Write of Way by Mary Lou Sanelli

Wednesday, November 06, 2019 8:49 AM | Debbi Lester (Administrator)

May You Never Have To Run For Your Life

One of life’s unavoidable responsibilities is to show up at your friend’s fund-raising event. You could send a check. But if she’s been reminding you of the date for months; comparing her entertainment line-up to Hamilton, you really do need to attend.

I’m joking. But even if I wasn’t, I’d never want to let her down. She’s been good to me. Loyal, generous, honest. But not too.

Still, I’m a little fearful of round table seating. It makes me feel like I’m ten years old again waiting for the popular kids to reject me.  So I always try to find at least one person I can see myself making small talk with.

One woman looked interesting enough. At least I wanted to think her tree-of-life earrings meant she might be fun. I put my coat over the back of the chair next to hers and we got to talking. Of course we did.

I wish I could say it’s possible to recognize what side of an issue someone is on based on earrings alone, but one should never make such assumptions.

Now, I’m a little sensitive about immigration, I feel protective. The more my tablemate drank, the more obnoxious she became, and we were only halfway through our salads. And so came the probe. “But your parents came legally, right? They didn’t come expecting a free ride?”

I wanted to say, free ride? How many immigrant’s do you know who want that? Most come to work at kitchen or field labor. I’m sure you didn’t raise your son to move on down to Fresno to hand pick tomatoes. But to answer your question directly, no, I don’t think my family came legally, they came desperately. It’s why they were called WOPS. Without Papers. The legal process began after they arrived. Oh, and one other thing: May you never have to run for your life.

I didn’t say this. I sat there with a big fat fake smile on my face, trying to be socially-correct where the worst thing you can say is the truest thing you feel. The polite thing to do is just say, “Excuse me,” and pretend to see someone you know across the room.

I did know someone! At the head table.

After congratulating my friend (she raised a ton of money for a scholarship program), I passed two women discussing Good Friday, “What’s so good about it again? I can’t remember.”

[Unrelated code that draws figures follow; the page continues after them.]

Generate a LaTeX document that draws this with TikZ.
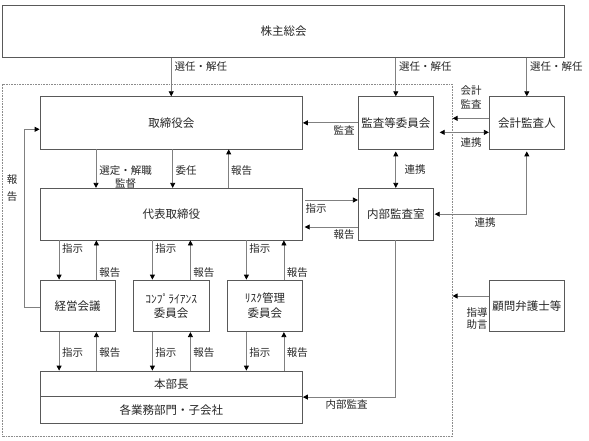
\documentclass[tikz,border=0pt]{standalone}
\usepackage{fontspec}
\setmainfont{Noto Sans CJK JP}
\usetikzlibrary{arrows.meta}
\begin{document}
\begin{tikzpicture}[x=1pt,y=-1pt,
  box/.style={draw=black!65,line width=0.8pt,inner sep=0pt,align=center,text=black!85,font=\fontsize{11.5}{14.5}\selectfont},
  lbl/.style={inner sep=0pt,align=center,text=black!85,font=\fontsize{10.5}{13.5}\selectfont},
  arr/.style={draw=black!50,line width=0.8pt,-{Triangle[length=5pt,width=5pt,color=black,fill=black]}},
  arrs/.style={draw=black!50,line width=0.8pt,{Triangle[length=5pt,width=5pt,color=black,fill=black]}-{Triangle[length=5pt,width=5pt,color=black,fill=black]}}]
\useasboundingbox (0,0) rectangle (589,441);
\node[draw=black!45,densely dotted,line width=0.6pt,minimum width=449.6pt,minimum height=352.5pt] (grp) at (227.5,260.25) {};

\node[box,minimum width=561.6pt,minimum height=52.3pt] (sh) at (283.5,31.15) {株主総会};
\node[box,minimum width=262.5pt,minimum height=52.3pt] (board) at (171.25,122.85) {取締役会};
\node[box,minimum width=75pt,minimum height=52.3pt] (acom) at (395.8,122.85) {監査等委員会};
\node[box,minimum width=75pt,minimum height=52.3pt] (acct) at (526.8,122.85) {会計監査人};
\node[box,minimum width=262.5pt,minimum height=51.7pt] (rep) at (171.25,214.15) {代表取締役};
\node[box,minimum width=75pt,minimum height=51.7pt] (iaud) at (395.8,214.15) {内部監査室};
\node[box,minimum width=75pt,minimum height=51.7pt] (mgmt) at (77.5,305.85) {経営会議};
\node[box,minimum width=75.7pt,minimum height=51.7pt] (comp) at (171.15,305.85) {ｺﾝﾌﾟﾗｲｱﾝｽ\\委員会};
\node[box,minimum width=75.2pt,minimum height=51.7pt] (risk) at (264.9,305.85) {ﾘｽｸ管理\\委員会};
\node[box,minimum width=75pt,minimum height=51.7pt] (adv) at (526.8,305.85) {顧問弁護士等};
\node[box,minimum width=262.5pt,minimum height=25.7pt] (hq) at (171.25,383.85) {本部長};
\node[box,minimum width=262.5pt,minimum height=26.6pt] (div) at (171.25,410) {各業務部門・子会社};

\draw[arr] (board.north |- sh.south) -- (board.north);
\draw[arr] (acom.north |- sh.south) -- (acom.north);
\draw[arr] (acct.north |- sh.south) -- (acct.north);
\node[lbl,anchor=west] (sel1) at (174.5,66.5) {選任・解任};
\node[lbl,anchor=west] (sel2) at (399,66.5) {選任・解任};
\node[lbl,anchor=west] (sel3) at (530,66.5) {選任・解任};

\draw[arr] (acom.west) -- (acom.west -| board.east);
\node[lbl] (audit) at (344,130.5) {監査};
\draw[arr] ([yshift=4.5pt]acct.west) -- ([yshift=4.5pt]acct.west -| grp.east);
\node[lbl] (acctaudit) at (471,97.3) {会計\\監査};
\draw[arrs] ([xshift=6pt,yshift=-9.5pt]acom.east) -- ([yshift=-9.5pt]acct.west);
\node[lbl] (coop1) at (471,143) {連携};
\draw[arrs] ([yshift=-2pt]acom.south) -- (iaud.north);
\node[lbl] (coop2) at (415,169.5) {連携};

\draw[arr] ([xshift=-75.25pt]board.south) -- ([xshift=-75.25pt]rep.north);
\node[lbl] (appoint) at (125.5,176.8) {選定・解職\\監督};
\draw[arr] ([xshift=1.45pt]board.south) -- ([xshift=1.45pt]rep.north);
\node[lbl] (delegate) at (186,170.3) {委任};
\draw[arr] ([xshift=57.45pt]rep.north) -- ([xshift=57.45pt]board.south);
\node[lbl] (report1) at (241.5,170.3) {報告};

\draw[arr] ([xshift=2.5pt,yshift=14.15pt]rep.east) -- ([yshift=14.15pt]iaud.west);
\node[lbl] (instr1) at (316,208.3) {指示};
\draw[arr] ([yshift=-12.85pt]iaud.west) -- ([xshift=1.8pt,yshift=-12.85pt]rep.east);
\node[lbl] (report2) at (344,234.3) {報告};
\draw[arrs] ([xshift=1pt]iaud.east) -| ([yshift=-2pt]acct.south);
\node[lbl] (coop3) at (485,222.7) {連携};

\draw[arr] ([yshift=-1.45pt]mgmt.west) -- ++(-15.7,0) |- ([yshift=-6.45pt]board.west);
\node[lbl,font=\fontsize{10.5}{16.7}\selectfont] (report3) at (12,188.3) {報\\告};

\foreach \b in {mgmt,comp,risk} {
  \draw[arr] ([xshift=19.5pt]\b.north west |- rep.south) -- node[lbl,anchor=west,pos=0.21,xshift=2.5pt] (\b-i1) {指示} ([xshift=19.5pt]\b.north west);
  \draw[arr] ([xshift=-19pt]\b.north east) -- node[lbl,anchor=west,pos=0.17,xshift=2.5pt] (\b-r1) {報告} ([xshift=-19pt]\b.north east |- rep.south);
  \draw[arr] ([xshift=19.5pt]\b.south west) -- node[lbl,anchor=west,pos=0.53,xshift=2.5pt] (\b-i2) {指示} ([xshift=19.5pt]\b.south west |- hq.north);
  \draw[arr] ([xshift=-19pt]\b.south east |- hq.north) -- node[lbl,anchor=west,pos=0.47,xshift=2.5pt] (\b-r2) {報告} ([xshift=-19pt]\b.south east);
}

\draw[arr] (iaud.south) |- (hq.south east);
\node[lbl] (intaudit) at (346.7,405) {内部監査};
\draw[arr] ([yshift=9.85pt]adv.west) -- ([yshift=9.85pt]adv.west -| grp.east);
\node[lbl,font=\fontsize{10.5}{12.5}\selectfont] (advice) at (477,318.5) {指導\\助言};
\end{tikzpicture}
\end{document}
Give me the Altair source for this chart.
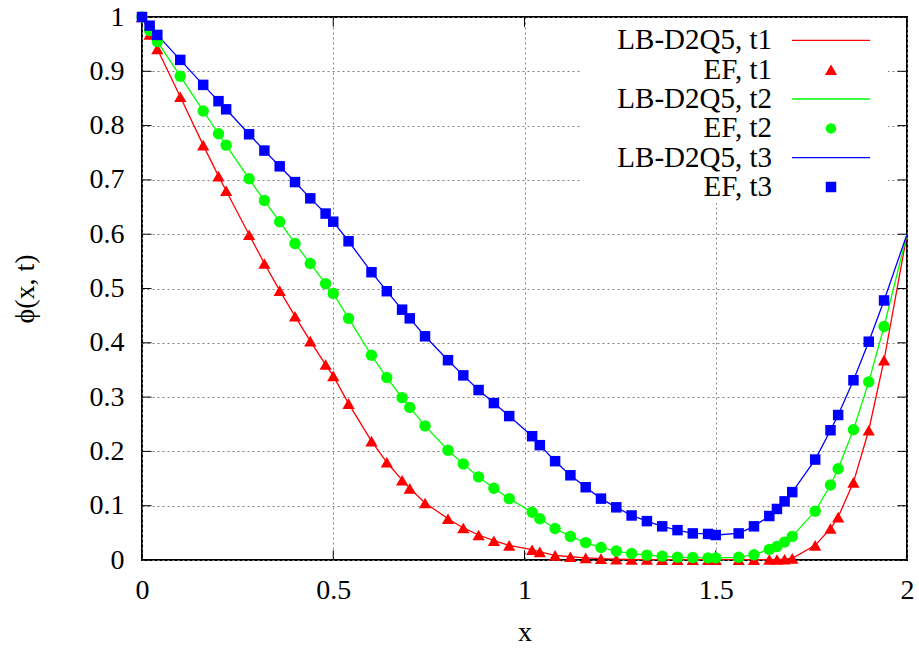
import altair as alt
import pandas as pd

# ---- data ----
x_nodes = [0.00, 0.02, 0.04, 0.10, 0.16, 0.20, 0.22, 0.28, 0.32, 0.36,
           0.40, 0.44, 0.48, 0.50, 0.54, 0.60, 0.64, 0.68, 0.70, 0.74,
           0.80, 0.84, 0.88, 0.92, 0.96, 1.02, 1.04, 1.08, 1.12, 1.16,
           1.20, 1.24, 1.28, 1.32, 1.36, 1.40, 1.44, 1.48, 1.50, 1.56,
           1.60, 1.64, 1.66, 1.68, 1.70, 1.76, 1.80, 1.82, 1.86, 1.90,
           1.94, 2.00]

phi_t1 = [1.000, 0.968, 0.941, 0.853, 0.764, 0.707, 0.680, 0.599, 0.546, 0.496,
          0.449, 0.403, 0.360, 0.339, 0.288, 0.219, 0.180, 0.147, 0.132, 0.105,
          0.076, 0.059, 0.046, 0.0355, 0.027, 0.019, 0.015, 0.0085, 0.006, 0.004,
          0.0025, 0.0015, 0.001, 0.0008, 0.0005, 0.0005, 0.0005, 0.0005, 0.0005, 0.0005,
          0.0005, 0.0008, 0.001, 0.0015, 0.003, 0.027, 0.058, 0.079, 0.143, 0.239,
          0.368, 0.600]

phi_t2 = [1.000, 0.975, 0.955, 0.891, 0.827, 0.785, 0.764, 0.702, 0.662, 0.623,
          0.583, 0.546, 0.509, 0.491, 0.445, 0.377, 0.336, 0.299, 0.281, 0.247,
          0.202, 0.177, 0.153, 0.132, 0.113, 0.088, 0.076, 0.058, 0.0435, 0.032,
          0.023, 0.0165, 0.012, 0.009, 0.007, 0.005, 0.0045, 0.004, 0.004, 0.005,
          0.0098, 0.0195, 0.025, 0.033, 0.0435, 0.090, 0.138, 0.168, 0.240, 0.328,
          0.430, 0.600]

phi_t3 = [1.000, 0.984, 0.967, 0.921, 0.875, 0.845, 0.830, 0.784, 0.754, 0.725,
          0.696, 0.666, 0.638, 0.623, 0.587, 0.530, 0.495, 0.461, 0.445, 0.412,
          0.368, 0.340, 0.313, 0.289, 0.265, 0.228, 0.2115, 0.182, 0.156, 0.134,
          0.113, 0.097, 0.082, 0.0716, 0.062, 0.055, 0.049, 0.048, 0.046, 0.049,
          0.062, 0.081, 0.094, 0.108, 0.125, 0.185, 0.239, 0.267, 0.331, 0.402,
          0.478, 0.600]

series = ["t1", "t2", "t3"]
colors = ["#ff0000", "#00ff00", "#0000ff"]
shapes = ["triangle-up", "circle", "square"]
marker_sizes = [150, 110, 110]
line_labels = ["LB-D2Q5, t1", "LB-D2Q5, t2", "LB-D2Q5, t3"]
point_labels = ["EF, t1", "EF, t2", "EF, t3"]

x_ticks = [0, 0.5, 1, 1.5, 2]
y_ticks = [0, 0.1, 0.2, 0.3, 0.4, 0.5, 0.6, 0.7, 0.8, 0.9, 1]

# ---- tables ----
rows = []
for s, vals in zip(series, [phi_t1, phi_t2, phi_t3]):
    for xv, yv in zip(x_nodes, vals):
        rows.append({"x": xv, "phi": yv, "series": s})
df = pd.DataFrame(rows)
df_pts = df[df["x"] < 2.0]

W, H = 765, 543
FONT = "Liberation Serif, Times New Roman, serif"
FS = 28

xs = alt.Scale(domain=[0, 2], nice=False, zero=False)
ys = alt.Scale(domain=[0, 1], nice=False, zero=False)
col = alt.Scale(domain=series, range=colors)
shp = alt.Scale(domain=series, range=shapes)
siz = alt.Scale(domain=series, range=marker_sizes)

X = alt.X("x:Q", scale=xs,
          axis=alt.Axis(values=x_ticks, format="~g", title="x", grid=True, ticks=False,
                        tickSize=0, domain=False, labelFlush=False,
                        labelBaseline="middle", labelPadding=30,
                        titleX=W / 2, titleY=72,
                        titleBaseline="middle", titleAlign="center"))
Y = alt.Y("phi:Q", scale=ys,
          axis=alt.Axis(values=y_ticks, format="~g", title="ϕ(x, t)", grid=True,
                        ticks=False, tickSize=0, domain=False, labelFlush=False,
                        labelPadding=18, labelAlign="right", labelBaseline="middle",
                        titleX=-117, titleY=H / 2, titleAngle=270,
                        titleAlign="center", titleBaseline="middle"))

base = alt.Chart(df)

lines = base.mark_line(strokeWidth=1.3, clip=True).encode(
    x=X, y=Y,
    color=alt.Color("series:N", scale=col, legend=None),
    detail="series:N",
)

points = alt.Chart(df_pts).mark_point(filled=True, opacity=1).encode(
    x=alt.X("x:Q", scale=xs),
    y=alt.Y("phi:Q", scale=ys),
    color=alt.Color("series:N", scale=col, legend=None),
    shape=alt.Shape("series:N", scale=shp, legend=None),
    size=alt.Size("series:N", scale=siz, legend=None),
)

# inward mirrored tick marks (gnuplot style)
tick_rows = []
for v in y_ticks:
    tick_rows.append({"x": 0, "x2": 0.025, "y": v, "y2": v})
    tick_rows.append({"x": 1.975, "x2": 2, "y": v, "y2": v})
for v in x_ticks:
    tick_rows.append({"x": v, "x2": v, "y": 0, "y2": 0.018})
    tick_rows.append({"x": v, "x2": v, "y": 0.982, "y2": 1})
ticks = alt.Chart(pd.DataFrame(tick_rows)).mark_rule(color="black", strokeWidth=1).encode(
    x=alt.X("x:Q", scale=xs), x2="x2:Q",
    y=alt.Y("y:Q", scale=ys), y2="y2:Q",
)

# opaque key box (gnuplot key), text on the left, sample on the right
key_box = alt.Chart(pd.DataFrame({"a": [0]})).mark_rect(fill="white").encode(
    x=alt.value(438), x2=alt.value(746), y=alt.value(1), y2=alt.value(186))

layers = [ticks, key_box]
row_y = [23.4, 52.7, 82.0, 111.4, 140.7, 170.0]
entries = []
for i in range(3):
    entries.append(("line", line_labels[i], colors[i], shapes[i], marker_sizes[i]))
    entries.append(("point", point_labels[i], colors[i], shapes[i], marker_sizes[i]))
for (kind, label, c, sh, sz), ry in zip(entries, row_y):
    one = alt.Chart(pd.DataFrame({"label": [label]}))
    layers.append(one.mark_text(align="right", baseline="middle", font=FONT,
                                fontSize=29, color="black").encode(
        text="label:N", x=alt.value(630), y=alt.value(ry)))
    if kind == "line":
        layers.append(one.mark_rule(color=c, strokeWidth=1.3).encode(
            x=alt.value(650), x2=alt.value(728), y=alt.value(ry), y2=alt.value(ry)))
    else:
        layers.append(one.mark_point(filled=True, opacity=1, size=sz, shape=sh,
                                     color=c).encode(
            x=alt.value(689), y=alt.value(ry)))

chart = alt.layer(lines, *layers, points).properties(
    width=W, height=H,
    padding={"left": 142, "top": 17, "right": 12, "bottom": 93},
    autosize=alt.AutoSizeParams(type="none"),
    background="white",
).configure_view(
    stroke="black", strokeWidth=2,
).configure_axis(
    labelFont=FONT, labelFontSize=FS, labelColor="black",
    titleFont=FONT, titleFontSize=FS, titleFontWeight="normal", titleColor="black",
    gridColor="#808080", gridDash=[2, 3], gridWidth=1, gridOpacity=1,
)

chart.save("out.html", embed_options={"renderer": "svg", "actions": False})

“It’s when Jesus rose from the dead.”

“Was it before or after he walked on water?” They laughed. “My first husband thought he could walk on water, too, but my lawyer showed him just how quickly you can go under.”

Every once in a while you overhear someone who knows how to make easy, light, irreverent conversation, who reminds you that it’s possible to be sassy and bold and respectful all in the same breath. Not that it’s ever smart to assume. But I pulled up a chair anyway.

I’ve replayed a lot of the evening over and over in my mind, looking for a reason I should have stayed home in my sweats, but I can’t find one. It was a really good cause.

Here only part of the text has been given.